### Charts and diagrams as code
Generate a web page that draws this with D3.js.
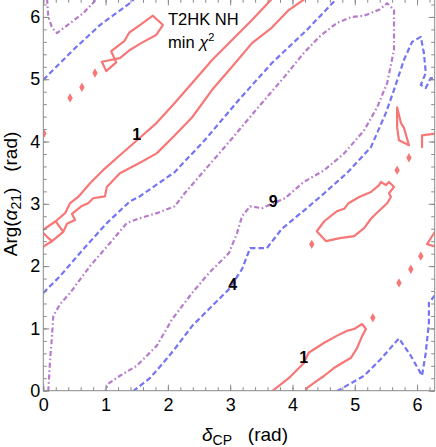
<!DOCTYPE html>
<html><head><meta charset="utf-8">
<script src="https://cdn.jsdelivr.net/npm/d3@7"></script>
<style>
html,body{margin:0;padding:0;background:#fff;}
text{font-family:"Liberation Sans",Arial,sans-serif;}
</style></head>
<body><svg id="c" width="436" height="447"></svg>
<script>
const TAU = 2 * Math.PI;
const majorTicks = [0, 1, 2, 3, 4, 5, 6];
const minorTicks = d3.range(0, 6.3, 0.2).map(v => +v.toFixed(1));

// Δχ² = 1 contours (δCP, Arg α21) in rad
const red1Upper = [[0,2.58],[0.08,2.64],[0.20,2.72],[0.35,2.85],[0.43,3.01],[0.56,3.11],[0.75,3.33],[0.96,3.54],[1.23,3.78],[1.55,4.06],[1.82,4.30],[2.11,4.62],[2.39,4.94],[2.71,5.31],[3.03,5.63],[3.35,5.95],[3.67,6.29]];
const red1Lower = [[0,2.31],[0.04,2.34],[0.14,2.40],[0.32,2.55],[0.38,2.68],[0.51,2.74],[0.46,2.84],[0.61,2.96],[0.72,3.01],[0.80,3.09],[0.99,3.12],[1.02,3.27],[1.23,3.49],[1.55,3.66],[1.82,3.81],[2.10,4.09],[2.39,4.39],[2.71,4.83],[3.03,5.20],[3.35,5.58],[3.67,5.83],[3.94,6.11],[4.20,6.29]];
const red1EdgeA = [[0,2.53],[0.06,2.47],[0.14,2.40]];
const red1EdgeB = [[0.20,2.72],[0.32,2.55]];
const red1LoopUL = [[0.94,5.28],[1.01,5.13],[1.17,5.27],[1.09,5.45],[1.30,5.61],[1.38,5.75],[1.55,5.87],[1.76,6.02],[1.92,5.87],[1.81,5.71],[1.57,5.58],[1.39,5.47],[1.23,5.34],[0.94,5.28]];
const red1LoopR = [[5.68,4.55],[5.74,4.30],[5.79,4.22],[5.87,3.94],[5.71,4.02],[5.68,4.23],[5.68,4.55]];
const red1EdgeR = [[6.30,4.13],[6.08,4.10],[6.08,3.91]];
const red1EdgeV = [[6.30,2.56],[6.24,2.48],[6.16,2.35],[6.27,2.32]];
const red1LoopMid = [[4.39,2.56],[4.51,2.72],[4.71,2.88],[4.83,2.92],[4.90,3.01],[5.07,3.11],[5.26,3.19],[5.39,3.30],[5.42,3.35],[5.50,3.30],[5.55,3.35],[5.63,3.27],[5.55,3.17],[5.58,3.11],[5.52,3.01],[5.34,2.84],[5.26,2.76],[5.15,2.61],[4.99,2.48],[4.76,2.45],[4.54,2.40],[4.39,2.56]];
const red1LowerRight = [[3.67,-0.01],[3.94,0.20],[4.18,0.44],[4.26,0.61],[4.51,0.77],[4.71,0.88],[4.87,0.96],[4.99,0.99],[5.12,1.07],[5.18,0.99],[5.12,0.88],[5.03,0.67],[4.94,0.53],[4.79,0.44],[4.66,0.36],[4.51,0.24],[4.38,0.15],[4.23,0.04],[4.22,-0.01]];
const red1Islands = [[0.83,5.10],[0.62,4.87],[0.43,4.70],[0.01,4.13],[5.87,3.74],[5.68,3.54],[4.31,2.35],[6.06,2.16],[5.90,1.95],[5.71,1.73],[5.29,1.17]];

// Δχ² = 4 contours
const blue4UL = [[0,4.99],[0.48,5.47],[0.91,5.87],[1.39,6.22],[1.46,6.29]];
const blue4Diag = [[0,1.57],[0.27,1.84],[0.64,2.27],[1.02,2.69],[1.39,3.04],[1.55,3.12],[2.11,3.51],[2.59,4.02],[3.14,4.67],[3.67,5.26],[4.23,5.79],[4.66,6.24],[4.69,6.29]];
const blue4Main = [[1.44,-0.01],[1.71,0.20],[1.92,0.44],[2.11,0.67],[2.39,1.04],[2.71,1.36],[2.98,1.63],[3.19,1.95],[3.32,2.29],[3.46,2.29],[3.59,2.29],[3.83,2.60],[4.23,2.93],[4.51,3.17],[4.87,3.49],[5.26,3.91],[5.50,4.46],[5.63,4.83],[5.79,5.31],[5.92,5.60],[6.06,5.68],[6.11,5.42],[6.14,5.10],[6.06,4.91],[6.14,4.86],[6.22,5.02],[6.30,5.02]];
const blue4LR = [[4.71,-0.01],[5.15,0.24],[5.42,0.51],[5.71,0.84],[5.90,0.56],[6.08,0.24],[6.14,0.61],[6.19,1.09],[6.19,1.41],[6.30,1.55]];

// Δχ² = 9 contours
const purple9UL = [[0.06,6.29],[0.08,6.00],[0.14,5.83],[0.22,5.74],[0.43,5.90],[0.64,6.06],[0.86,6.29]];
const purple9Main = [[0.08,-0.01],[0.11,0.51],[0.14,0.88],[0.16,1.20],[0.27,1.39],[0.43,1.57],[0.75,2.00],[1.07,2.37],[1.34,2.69],[1.55,2.77],[1.82,2.85],[2.11,2.96],[2.27,3.17],[2.59,3.54],[2.98,3.99],[3.40,4.49],[3.88,5.05],[4.18,5.42],[4.45,5.70],[4.71,5.90],[4.95,6.00],[5.15,6.02],[5.40,6.12],[5.52,6.22],[5.63,6.11],[5.63,5.47],[5.52,4.94],[5.36,4.55],[5.15,4.18],[4.83,3.81],[4.51,3.54],[4.18,3.35],[3.88,3.09],[3.51,2.93],[3.32,2.96],[3.19,2.80],[3.11,2.53],[2.98,2.21],[2.66,1.89],[2.39,1.57],[2.07,1.15],[1.82,0.72],[1.50,0.40],[1.23,0.24],[1.04,0.11],[0.99,-0.01]];

const contourLabels = [["1",1.50,4.12],["9",3.69,3.03],["4",3.04,1.70],["1",4.18,0.53]];

const svg = d3.select("#c");
const x = d3.scaleLinear().domain([0, TAU]).range([43.3, 434.7]);
const y = d3.scaleLinear().domain([0, TAU]).range([390.7, -0.7]);

const RED = "#f77777", BLUE = "#7474f4", PURPLE = "#b77bcc";

svg.append("defs").append("clipPath").attr("id","clip").append("rect")
  .attr("x", x(0)).attr("y", y(TAU)).attr("width", x(TAU)-x(0)).attr("height", y(0)-y(TAU));

const line = d3.line().x(d => x(d[0])).y(d => y(d[1]));
const g = svg.append("g").attr("clip-path","url(#clip)");

function draw(data, color, dash) {
  g.append("path").attr("d", line(data)).attr("fill","none")
    .attr("stroke", color).attr("stroke-width", 2.2)
    .attr("stroke-linejoin","round").attr("stroke-linecap", dash ? "butt" : "round")
    .attr("stroke-dasharray", dash || null);
}
const dPurple = "5,2.6,1.6,2.6", dBlue = "5.5,3";
[purple9UL, purple9Main].forEach(d => draw(d, PURPLE, dPurple));
[blue4UL, blue4Diag, blue4Main, blue4LR].forEach(d => draw(d, BLUE, dBlue));
[red1Upper, red1Lower, red1EdgeA, red1EdgeB, red1LoopUL, red1LoopR, red1EdgeR, red1EdgeV, red1LoopMid, red1LowerRight].forEach(d => draw(d, RED, null));
g.selectAll("path.isl").data(red1Islands).join("path").attr("class","isl")
  .attr("transform", d => `translate(${x(d[0])},${y(d[1])})`)
  .attr("d", d3.symbol(d3.symbolDiamond, 14))
  .attr("fill", RED).attr("stroke", RED).attr("stroke-width", 1.2);

// frame & ticks
const axColor = "#8a8a8a";
function styleAxis(sel, labels) {
  sel.select(".domain").remove();
  sel.selectAll("line").attr("stroke", axColor);
  if (!labels) sel.selectAll("text").remove();
  else sel.selectAll("text").attr("fill","#000").style("font-size","18px");
}
const H = y(0), W = x(TAU);
svg.append("rect").attr("x", x(0)).attr("y", y(TAU)).attr("width", x(TAU)-x(0)).attr("height", y(0)-y(TAU))
  .attr("fill","none").attr("stroke", axColor).attr("stroke-width",1);
svg.append("g").attr("transform",`translate(0,${H})`).call(d3.axisBottom(x).tickValues(minorTicks).tickSize(-3.5).tickFormat("")).call(s=>styleAxis(s,false));
svg.append("g").attr("transform",`translate(0,${H})`).call(d3.axisBottom(x).tickValues(majorTicks).tickSize(-6).tickPadding(8).tickFormat(d3.format("d"))).call(s=>styleAxis(s,true));
svg.append("g").attr("transform",`translate(0,${y(TAU)})`).call(d3.axisTop(x).tickValues(minorTicks).tickSize(-3.5).tickFormat("")).call(s=>styleAxis(s,false));
svg.append("g").attr("transform",`translate(0,${y(TAU)})`).call(d3.axisTop(x).tickValues(majorTicks).tickSize(-6).tickFormat("")).call(s=>styleAxis(s,false));
svg.append("g").attr("transform",`translate(${x(0)},0)`).call(d3.axisLeft(y).tickValues(minorTicks).tickSize(-3.5).tickFormat("")).call(s=>styleAxis(s,false));
svg.append("g").attr("transform",`translate(${x(0)},0)`).call(d3.axisLeft(y).tickValues(majorTicks).tickSize(-6).tickPadding(3).tickFormat(d3.format("d"))).call(s=>styleAxis(s,true));
svg.append("g").attr("transform",`translate(${W},0)`).call(d3.axisRight(y).tickValues(minorTicks).tickSize(-3.5).tickFormat("")).call(s=>styleAxis(s,false));
svg.append("g").attr("transform",`translate(${W},0)`).call(d3.axisRight(y).tickValues(majorTicks).tickSize(-6).tickFormat("")).call(s=>styleAxis(s,false));

// contour labels
svg.selectAll("text.cl").data(contourLabels).join("text").attr("class","cl")
  .attr("x", d => x(d[1])).attr("y", d => y(d[2]))
  .attr("text-anchor","middle").attr("dominant-baseline","central")
  .style("font-size","16px").style("font-weight","bold").text(d => d[0]);

// legend text
const t1 = svg.append("text").attr("x",168).attr("y",25).style("font-size","16.5px").text("T2HK NH");
const t2 = svg.append("text").attr("x",168).attr("y",48).style("font-size","16.5px");
t2.append("tspan").text("min ");
t2.append("tspan").style("font-style","italic").text("χ");
t2.append("tspan").attr("dy",-7).style("font-size","11px").text("2");

// axis titles
const xl = svg.append("text").attr("x",245).attr("y",441).attr("text-anchor","middle").style("font-size","19px");
xl.append("tspan").style("font-style","italic").text("δ");
xl.append("tspan").attr("dy",4).style("font-size","14px").text("CP");
xl.append("tspan").attr("dy",-4).text("\u00a0\u00a0\u00a0(rad)");

const yl = svg.append("text").attr("transform","translate(17,194) rotate(-90)").attr("text-anchor","middle").style("font-size","19px");
yl.append("tspan").text("Arg(");
yl.append("tspan").style("font-style","italic").text("α");
yl.append("tspan").attr("dy",4).style("font-size","14px").text("21");
yl.append("tspan").attr("dy",-4).text(")\u00a0\u00a0\u00a0(rad)");
</script></body></html>
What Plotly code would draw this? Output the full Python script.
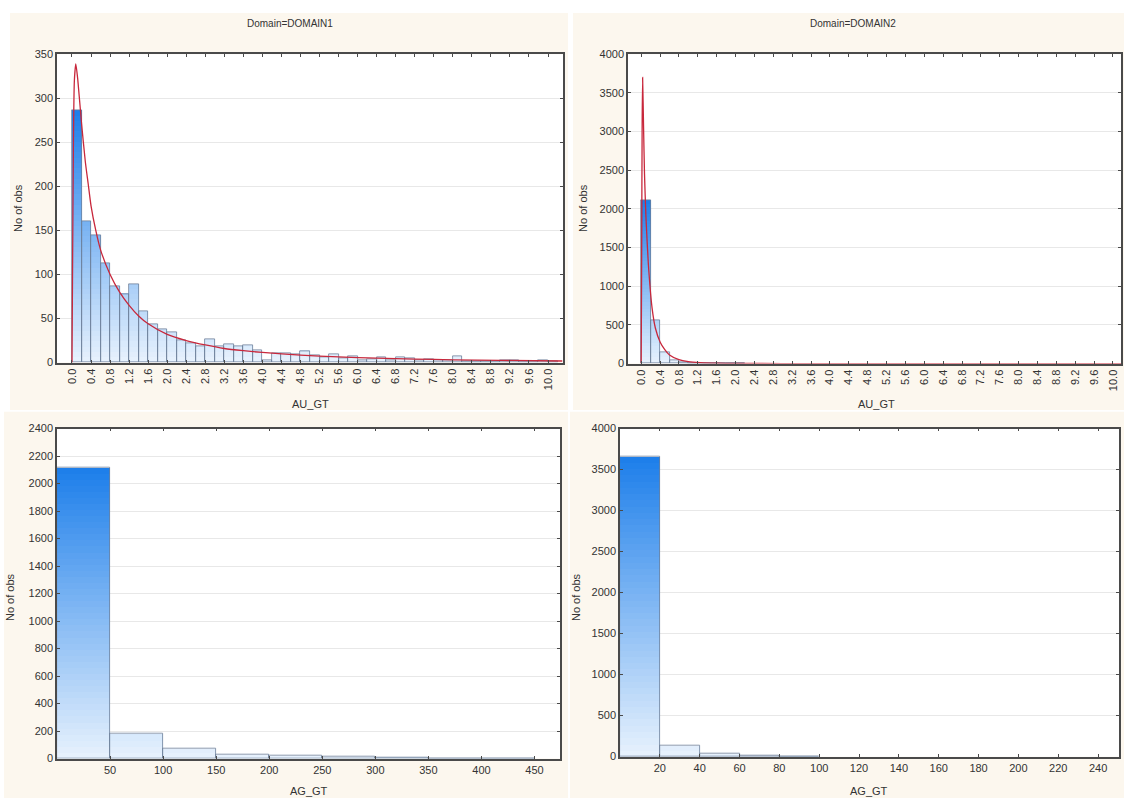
import plotly.graph_objects as go

W, H = 1124, 804

# ---------------- data ----------------
au_bin_width = 0.2
au_bins = [round(0.2 * i, 1) for i in range(51)]
d1_au_counts = [286, 160, 145, 113, 87, 78, 89, 58, 44, 38,
                35, 25, 22, 18, 26, 18, 21, 18, 20, 14,
                3, 11, 11, 9, 13, 8, 6, 10, 5, 7,
                3, 4, 6, 3, 6, 5, 3, 4, 3, 3,
                7, 2, 2, 1, 2, 3, 3, 1, 1, 3, 2]
d2_au_counts = [2110, 560, 145, 40, 18, 9, 5, 3, 2, 1,
                1, 0, 0, 0, 0, 0, 0, 0, 0, 0,
                0, 0, 0, 0, 0, 0, 0, 0, 0, 0,
                0, 0, 0, 0, 0, 0, 0, 0, 0, 0,
                0, 0, 0, 0, 0, 0, 0, 0, 0, 0, 0]

d1_fit_x = [0.0, 0.01, 0.03, 0.05, 0.08, 0.12, 0.2, 0.28, 0.34, 0.4, 0.5, 0.6, 0.8,
            1.0, 1.2, 1.4, 1.6, 2.0, 2.4, 2.8, 3.2, 3.6, 4.0, 4.8, 5.6, 6.4, 7.2,
            8.0, 9.0, 10.3]
d1_fit_y = [0, 90, 250, 320, 339, 322, 272, 228, 203, 178, 150, 128, 100,
            80, 65, 53, 44, 32, 25, 20, 16, 13.5, 11.5, 8.5, 6.5, 5, 4,
            3.2, 2.5, 1.8]
d2_fit_x = [0.0, 0.01, 0.02, 0.03, 0.05, 0.07, 0.1, 0.15, 0.23, 0.3, 0.4, 0.5,
            0.6, 0.8, 1.0, 1.25, 1.6, 2.0, 3.0, 5.0, 10.17]
d2_fit_y = [0, 1500, 3100, 3700, 3050, 2450, 1900, 1300, 720, 460, 280, 180,
            110, 50, 25, 13, 5, 2, 0.5, 0.1, 0]

ag1_bin_width = 50
ag1_bins = [0, 50, 100, 150, 200, 250, 300, 350, 400]
d1_ag_counts = [2120, 181, 72, 31, 22, 17, 10, 2, 1]
ag2_bin_width = 20
ag2_bins = [0, 20, 40, 60, 80, 100, 120, 140, 160, 180, 200, 220]
d2_ag_counts = [3664, 136, 40, 8, 5, 0, 0, 0, 0, 0, 0, 0]

au_ticks = [round(0.4 * i, 1) for i in range(26)]
au_ticktext = [f"{v:.1f}" for v in au_ticks]

# ---------------- styling ----------------
BEIGE = "#FCF7EE"
DARK = (28, 126, 234)
LIGHT = (232, 242, 253)
OUTLINE = "#6C7F99"
RED = "#C8283C"
FONT = "Liberation Sans, Arial, sans-serif"
TXT = "#333333"


def px_x(p):
    return p / W


def px_y(p):
    return 1 - p / H


fig = go.Figure()


def grad_color(t):
    r = [round(LIGHT[i] + t * (DARK[i] - LIGHT[i])) for i in range(3)]
    return f"rgb({r[0]},{r[1]},{r[2]})"


def gradient_hist(ax, bins, width, values, nlev=48):
    xs, ys = ax
    centers = [b + width / 2 for b in bins]
    vmax = max(values)
    step = vmax / nlev
    for k in range(nlev):
        base = k * step
        hs = [min(v - base, step * 1.15) if v > base else 0 for v in values]
        if not any(h > 0 for h in hs):
            continue
        t = (k + 0.5) / nlev
        fig.add_trace(go.Bar(x=centers, y=hs, base=base, width=width,
                             marker=dict(color=grad_color(t), line=dict(width=0)),
                             xaxis=xs, yaxis=ys, showlegend=False, hoverinfo="skip"))
    oc = [c for c, v in zip(centers, values) if v > 0]
    ov = [v for v in values if v > 0]
    fig.add_trace(go.Bar(x=oc, y=ov, width=width,
                         marker=dict(color="rgba(0,0,0,0)",
                                     line=dict(color=OUTLINE, width=0.8)),
                         xaxis=xs, yaxis=ys, showlegend=False))


gradient_hist(("x", "y"), au_bins, au_bin_width, d1_au_counts)
fig.add_trace(go.Scatter(x=d1_fit_x, y=d1_fit_y, mode="lines",
                         line=dict(color=RED, width=1.3, shape="spline", smoothing=0.6),
                         xaxis="x", yaxis="y", showlegend=False))
gradient_hist(("x2", "y2"), au_bins, au_bin_width, d2_au_counts)
fig.add_trace(go.Scatter(x=d2_fit_x, y=d2_fit_y, mode="lines",
                         line=dict(color=RED, width=1.3, shape="spline", smoothing=0.5),
                         xaxis="x2", yaxis="y2", showlegend=False))
gradient_hist(("x3", "y3"), ag1_bins, ag1_bin_width, d1_ag_counts)
gradient_hist(("x4", "y4"), ag2_bins, ag2_bin_width, d2_ag_counts)

axis_common = dict(showline=True, linecolor="#4a4a4a", linewidth=1.5, mirror="ticks",
                   ticks="inside", ticklen=3, tickcolor="#4a4a4a",
                   tickfont=dict(family=FONT, size=11, color=TXT), zeroline=False)

xcommon = dict(axis_common, showgrid=False)
ycommon = dict(axis_common, showgrid=True, gridcolor="#E8E8E8", gridwidth=1)

plot_boxes = [(57, 563, 49, 362), (628, 1121, 49, 363), (57, 560, 429, 764), (620, 1119, 429, 762)]

layout = dict(
    width=W, height=H, margin=dict(l=0, r=0, t=0, b=0),
    paper_bgcolor="white", plot_bgcolor="white", barmode="overlay", bargap=0,
    font=dict(family=FONT, size=11, color=TXT),
    xaxis=dict(xcommon, domain=[px_x(57), px_x(563)], range=[-0.315, 10.315],
               tickvals=au_ticks, ticktext=au_ticktext, tickangle=-90, anchor="y"),
    yaxis=dict(ycommon, domain=[px_y(362), px_y(49)], range=[0, 350], dtick=50, anchor="x"),
    xaxis2=dict(xcommon, domain=[px_x(628), px_x(1121)], range=[-0.28, 10.17],
                tickvals=au_ticks, ticktext=au_ticktext, tickangle=-90, anchor="y2"),
    yaxis2=dict(ycommon, domain=[px_y(363), px_y(49)], range=[0, 4000], dtick=500, anchor="x2"),
    xaxis3=dict(xcommon, domain=[px_x(57), px_x(560)], range=[0, 474],
                tickvals=[50, 100, 150, 200, 250, 300, 350, 400, 450], anchor="y3"),
    yaxis3=dict(ycommon, domain=[px_y(764), px_y(429)], range=[0, 2400], dtick=200, anchor="x3"),
    xaxis4=dict(xcommon, domain=[px_x(620), px_x(1119)], range=[0, 250.5],
                tickvals=[20, 40, 60, 80, 100, 120, 140, 160, 180, 200, 220, 240], anchor="y4"),
    yaxis4=dict(ycommon, domain=[px_y(762), px_y(429)], range=[0, 4000], dtick=500, anchor="x4"),
)

shapes = []
for (x0, x1, y0, y1) in [(10, 568, 7, 410), (573, 1124, 7, 410),
                         (4, 568, 412, 804), (570, 1124, 412, 804)]:
    shapes.append(dict(type="rect", xref="paper", yref="paper", layer="below",
                       x0=px_x(x0), x1=px_x(x1), y0=px_y(y1), y1=px_y(y0),
                       fillcolor=BEIGE, line=dict(width=0)))
for (x0, x1, y0, y1) in plot_boxes:
    shapes.append(dict(type="rect", xref="paper", yref="paper", layer="below",
                       x0=px_x(x0), x1=px_x(x1), y0=px_y(y1), y1=px_y(y0),
                       fillcolor="white", line=dict(width=0)))
layout["shapes"] = shapes

ann = []


def text(x, y, s, angle=0, size=11):
    ann.append(dict(x=px_x(x), y=px_y(y), xref="paper", yref="paper", text=s,
                    showarrow=False, textangle=angle, xanchor="center", yanchor="middle",
                    font=dict(family=FONT, size=size, color=TXT)))


text(290, 18, "Domain=DOMAIN1", size=10)
text(853, 18, "Domain=DOMAIN2", size=10)
text(18, 205, "No of obs", angle=-90)
text(583, 205, "No of obs", angle=-90)
text(10, 600, "No of obs", angle=-90)
text(576, 600, "No of obs", angle=-90)
text(310, 404, "AU_GT")
text(876, 404, "AU_GT")
text(309, 797, "AG_GT")
text(869, 797, "AG_GT")
layout["annotations"] = ann

fig.update_layout(**layout)
fig.write_html("out.html")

### PROBLEM DETAILS
Leave the pictures out and copy exactly the lines from the one with "What Plotly code" to the one with "W, H = 1124, 804", both included.

### RESULT
What Plotly code would draw this? Output the full Python script.
import plotly.graph_objects as go

W, H = 1124, 804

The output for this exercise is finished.